In the August 1934 issue, Hornig gratefully acknowledges that the September 1934 issue of Weird Tales contains a plug for The Fantasy Fan by editor Farnsworth Wright, and he expresses hope that such exposure will increase his circulation. Unfortunately the fanzine would still fold six issues later, and today original copies of The Fantasy Fan are considered very rare amongst collectors. Having been printed on thin and cheap paper, it is commonplace for any issue to show signs of deterioration (such as edge browning on pages).

The Fantasy Fan was assisted by the generosity of its contributing authors. who included Robert E. Howard, David H. Keller, J. Harvey Haggard, Eando Binder, and a number of Lovecraft's correspondents including August Derleth, R.H. Barlow, William Lumley, F.Lee Baldwin, Duane Rimel, Emil Petaja and Robert Bloch. Bloch had only one piece in the zine, "The Laughter of a Young Ghoul", in Issue 16 (Dec 1934).

With the final issue (February 1935), Hornig notes that a favorable arrangement he had with a printer could no longer be maintained, and he had already lost a couple of hundred dollars during the fanzine's run. He also relates that the first issue (September 1933), published just a year-and-a-half earlier, was already commanding prices five to ten times its 0.10 cents cover price.
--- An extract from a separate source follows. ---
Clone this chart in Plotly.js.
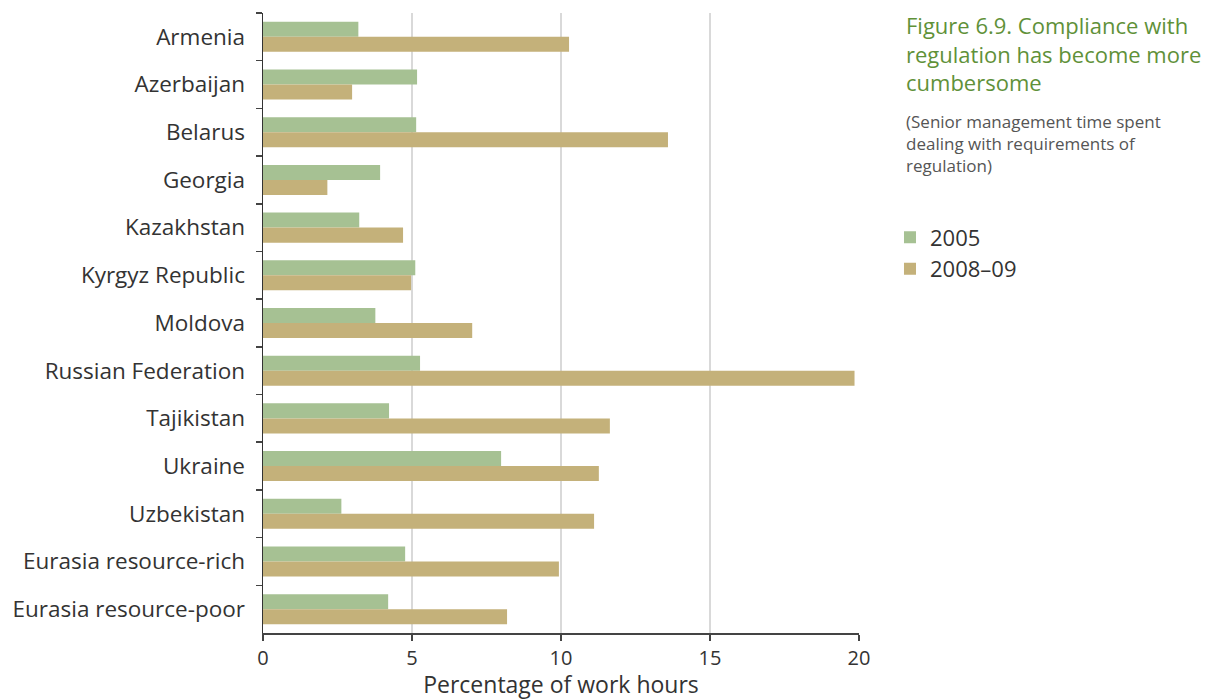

After the demise of The Fantasy Fan, numerous attempts were made to revive or succeed it. In the spring of 1935 William L. Crawford contemplated reviving the defunct magazine with Lovecraft as editor, but the plan never materialised. No magazine truly filled its place as a news organ, a forum for the expression of fan's views, and a venue for work by distinguished writers in the field.

In 1940, Hornig used the pen names of Derwin Lesser and Homer Porter to author stories for Superworld Comics, which folded after only 3 issues. The publisher again was Hugo Gernsback (Kosmos Publications), who was familiar with Hornig from his prior employment and also of course, The Fantasy Fan.